In our swimming pool problem, we use the definite integral to determine the total volume of water drained over time, represented as \( \int_0^{\infty} 100e^{-0.05t} dt \). The limits are from 0 to infinity, indicating the process of draining begins at time \( t = 0 \) and continues indefinitely.

Solving this definite integral can show the accumulated amount of water drained, providing insight into how much water the pool loses over an unlimited timeframe. This method is invaluable for calculating total changes where variables continuously accumulate.

Improper Integrals

Improper integrals arise when integrating over an infinite interval or when the integrand has an infinite discontinuity within the interval of integration. They are written similarly to definite integrals but require special techniques to evaluate.

The integral in our exercise, \( \int_0^{\infty} 100e^{-0.05t} dt \), is classified as an improper integral because the upper limit of integration is infinity. To evaluate such integrals, one typically takes the limit of a definite integral, letting the upper boundary approach infinity.

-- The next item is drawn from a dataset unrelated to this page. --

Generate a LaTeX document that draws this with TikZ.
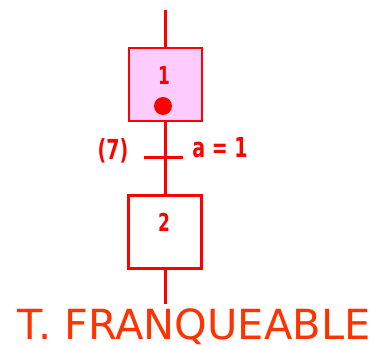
\documentclass[tikz,border=0pt]{standalone}
\usepackage{fontspec}
\setmainfont{DejaVu Sans}
\usetikzlibrary{positioning}
\definecolor{grafred}{RGB}{255,0,0}
\definecolor{steppink}{RGB}{255,204,255}
\definecolor{titleorange}{RGB}{255,51,0}
\newcommand{\tallbox}[1]{\scalebox{1}[1.45]{#1}}
\tikzset{
    stepbox/.style={draw=grafred, minimum width=73pt, minimum height=73pt, inner sep=0pt},
    lbl/.style={text=grafred, font=\bfseries\fontsize{17}{17}\selectfont, inner sep=0pt},
}
\begin{document}
\begin{tikzpicture}[x=1pt, y=-1pt]
    \useasboundingbox (0,0) rectangle (376,347);

    % Etapas
    \node[stepbox, fill=steppink, line width=2pt] (step1) at (165,84.5) {};
    \node[stepbox, line width=3pt] (step2) at (165,232) {};
    \node[lbl] (num1) at (164,76) {\tallbox{1}};
    \node[lbl] (num2) at (164,222) {\tallbox{2}};
    \fill[grafred] (163,106) circle (9);

    % Liaisons
    \coordinate (top) at (165,10);
    \coordinate (bottom) at (165,304);
    \draw[grafred, line width=3pt] (top) -- (step1.north);
    \draw[grafred, line width=3pt] (step1.south) -- (step2.north);
    \draw[grafred, line width=3pt] (step2.south) -- (bottom);

    % Transition
    \coordinate (trans) at (165,158);
    \draw[grafred, line width=3pt] ([xshift=-21pt]trans) -- ([xshift=18pt]trans);
    \node[lbl, font=\bfseries\fontsize{19}{19}\selectfont] (num7) at (113,151) {\tallbox{(7)}};
    \node[lbl, font=\bfseries\fontsize{19}{19}\selectfont] (recep) at (220,148) {\tallbox{a = 1}};

    % Titre
    \node[text=titleorange, font=\fontsize{41.5}{41.5}\selectfont, anchor=base, inner sep=0pt] (title) at (194,340) {T. FRANQUEABLE};
\end{tikzpicture}
\end{document}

In practice, to evaluate an integral from 0 to infinity, you substitute infinity with a variable, say \( M \), then compute \( \lim_{M \to \infty} \int_0^M 100e^{-0.05t} dt \). This process helps determine whether the area under the curve converges to a finite value, indicating the total volume of water drained in this scenario is finite despite the infinite time horizon.

Substitution Method

The substitution method is a powerful technique for evaluating integrals, especially when dealing with exponential and trigonometric functions. This method simplifies complicated integrals by replacing a part of the integrand with a new variable, making the integral easier to solve.

In our problem, we use substitution to tackle the improper integral \( \int_0^{\infty} 100e^{-0.05t} dt \). We set \( u = -0.05t \), and consequently, the differential \( dt \) transforms to \( -20du \). This changes the integral into: \[ -2000 \int_{-\infty}^{0} e^u \, du \]

By completing this substitution, the integral becomes a standard form of the exponential function \( e^u \), which simplifies to \( e^u \) itself upon integration. Substitution is crucial in calculus for rearranging complex integrals into more manageable forms, aiding in their solution.